The counterbalancing between the ludicrous and the refined is there in every note played by the south London four-piece. While vocalist/guitarist Jacob Read opted for a sanguine, lo-fi style with his solo project, Jerkcurb, on Debonair Horsey emphatically oscillate between jazz, indie, post-punk, pop and a dizzying variety of other genres. Performing as if a spontaneous theatre troupe, their music is to be experienced in scenes, moods and characters, shifting from event to event typically within the same song. A patchwork of sounds rather than a singular, coherent tale, the flailing styles comprising Debonair are reminiscent at times of Titus Andronicus' meanderings, at others an overt, rather frantic Jack Peñate.

Opener “Sippy Cup” is a wondrous rolling of drums and splashes of keys and guitars, its brevity adequately compensated by its fervour. It’s on “Lagoon”, though, that the band achieve their zaniest, most gyrating track on the album. While its foray into soft electro-pop around midway through is a deviation Horsey would have been better off avoiding, the unruly indie energy expressed throughout the majority of the song is so wonderfully outlandish you almost have to laugh. Such a response is wholly intentional, and it’s quite unlike anything else I’ve heard this year.

Not everything is seen through this lens of drunken glee. Across much of Debonair, there is the sense that things could venture into more unpleasant territory at any moment, a threat which is fulfilled on multiple occasions. “Clown” distorts a classic circus aesthetic into a ghoulish grungey dirge, vocalist/guitarist Jacob Read going more Joker than Ronald McDonald, expressing a manic frustration and hatred at his occupation. On the piano-led “1070”, Read plays the role of a misogynistic, narcissistic male, sounding like an old baron, sat in his castle demented over the rejection of someone he supposedly loves, wailing into the void and burnt by his loneliness. Conceptually playful, and the only song here performed in its echoing, gothic style, it is also aggressive and confronting, an arresting take on gross male pride dressed in gloriously melodramatic garb.

Perhaps most menacing is the tempered and generally rather lovely “Underground”. Read tells the tale of his partner not moaning, nor cooking, nor a number of other actions due to his being, you guessed it, underground. Now either this person has partaken in the next mad rush and attempted to occupy not outer-space but a home within the earth, or, more likely, he has met an unfortunate end and is residing with the worms. Piercing closing piano notes suggest the latter.
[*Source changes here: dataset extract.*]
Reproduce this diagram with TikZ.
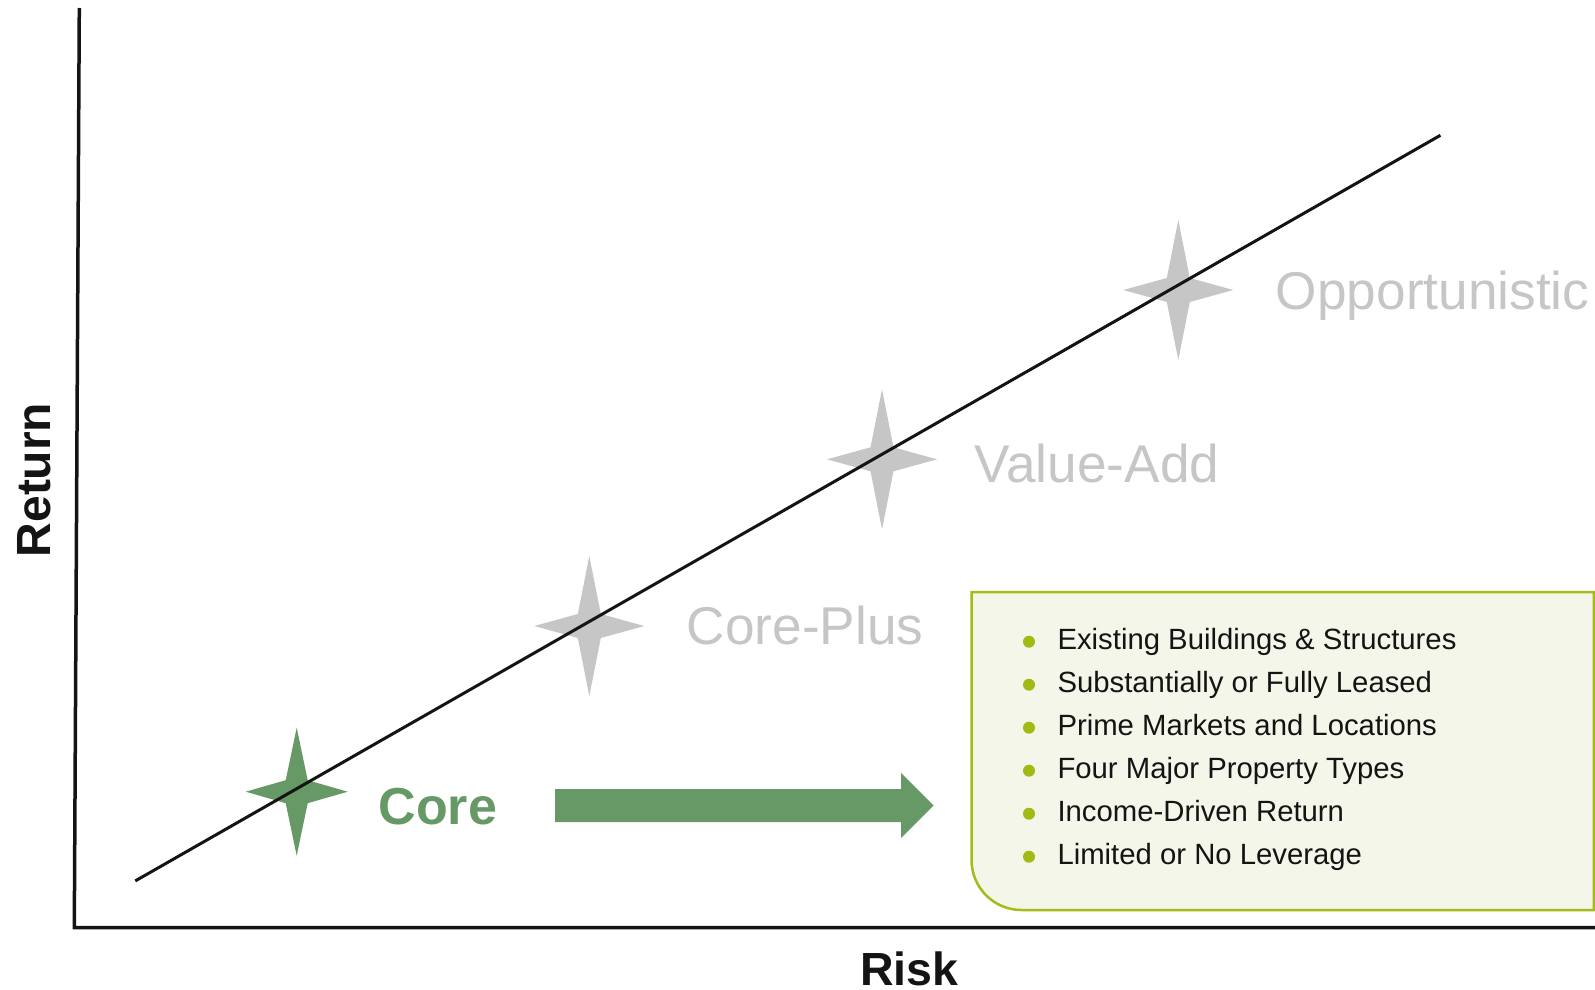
\documentclass[tikz,border=0pt]{standalone}
\usepackage{fontspec}
\setmainfont{Liberation Sans}
\definecolor{coregreen}{RGB}{102,153,102}
\definecolor{stargray}{RGB}{198,198,198}
\definecolor{boxline}{RGB}{166,186,24}
\definecolor{boxfill}{RGB}{244,246,233}
\definecolor{bulletc}{RGB}{164,186,20}
\definecolor{ink}{RGB}{20,20,20}
\tikzset{
  axisline/.style={draw=ink, line width=3.5pt},
  trendline/.style={draw=ink, line width=3pt},
  label/.style={inner sep=0pt, anchor=base west, font=\fontsize{53.2}{60}\selectfont},
  graylabel/.style={label, text=stargray},
  corelabel/.style={label, text=coregreen, font=\fontsize{52}{60}\selectfont\bfseries},
  axislabel/.style={inner sep=0pt, anchor=base, text=ink},
  item/.style={inner sep=0pt, anchor=base west, text=ink, font=\fontsize{29.3}{34}\selectfont},
  pics/fourstar/.style n args={5}{code={
    \fill[#1] (0,-#3) -- (#4,-#5) -- (#2,0) -- (#4,#5) -- (0,#3) -- (-#4,#5) -- (-#2,0) -- (-#4,-#5) -- cycle;
  }}
}
\begin{document}
\begin{tikzpicture}[x=1pt,y=-1pt]
\useasboundingbox (0,0) rectangle (1595,990);
% box
\filldraw[fill=boxfill, draw=boxline, line width=2.5pt]
  (1593.8,592) -- (971.5,592) -- (971.5,860) arc (180:90:50) -- (1593.8,910) -- cycle;
% axes
\coordinate (ytop) at (79.3,8);
\coordinate (origin) at (74.3,927.5);
\coordinate (xend) at (1595,927.5);
\draw[axisline] (ytop) -- (origin) -- (xend);
% stars
\pic at (296.7,791.7) {fourstar={coregreen}{51}{64}{11}{11.5}};
\pic at (589.3,626) {fourstar={stargray}{55}{70}{11.5}{12}};
\pic at (882,459.3) {fourstar={stargray}{55}{70}{11.5}{12}};
\pic at (1178.3,290) {fourstar={stargray}{55}{70}{11.5}{12}};
% trend line
\coordinate (tstart) at (135.3,880.9);
\coordinate (tend) at (1440.4,135.3);
\draw[trendline] (tstart) -- (tend);
% labels
\node[corelabel] (core) at (378.3,824.5) {Core};
\node[graylabel] (coreplus) at (686.7,644) {Core-Plus};
\node[graylabel] (valueadd) at (974.5,482) {Value-Add};
\node[graylabel] (opp) at (1275.7,309) {Opportunistic};
\node[axislabel, font=\fontsize{46.5}{52}\selectfont\bfseries] (risk) at (909.5,985) {Risk};
\node[axislabel, rotate=90, font=\fontsize{48}{56}\selectfont\bfseries] (ret) at (50.7,480) {Return};
% arrow
\fill[coregreen] (555,789) -- (901,789) -- (901,773) -- (933.5,805.5) -- (901,838) -- (901,822) -- (555,822) -- cycle;
% bullet list
\foreach \y/\t [count=\i] in {641.7/Existing Buildings \& Structures,
  684.7/Substantially or Fully Leased,
  727.7/Prime Markets and Locations,
  770.7/Four Major Property Types,
  813.7/Income-Driven Return,
  856.7/Limited or No Leverage}{
  \fill[bulletc] (1029,\y) circle (6);
  \node[item] (item\i) at (1057.3,\y+7.7) {\t};
}
\end{tikzpicture}
\end{document}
It isn't until the closer however, "Seahorse", that Horsey play their strongest hand. Featuring King Krule on vocals, with whom the band are close friends, it is a song shaped by dark nights sat alone in bars, surrounded and comforted by the filth most punters avoid, not necessarily violent, but pervasive. Looming synths and guitars lazily swirl around King Krule’s trademark baritone, gradually, tenderly building into a tumultuous and bracing finale. Something of an aesthetic anomaly on a record brimming with divergent styles, it keeps Horsey’s ranging cast of characters and sounds surprising, demonstrating their commitment to keeping things varied and unwieldy to the bitter end. A commitment that, while at times requiring a cool head, also demands a serious amount of mischief along the way. For much of their debut, Horsey get that balance bang on.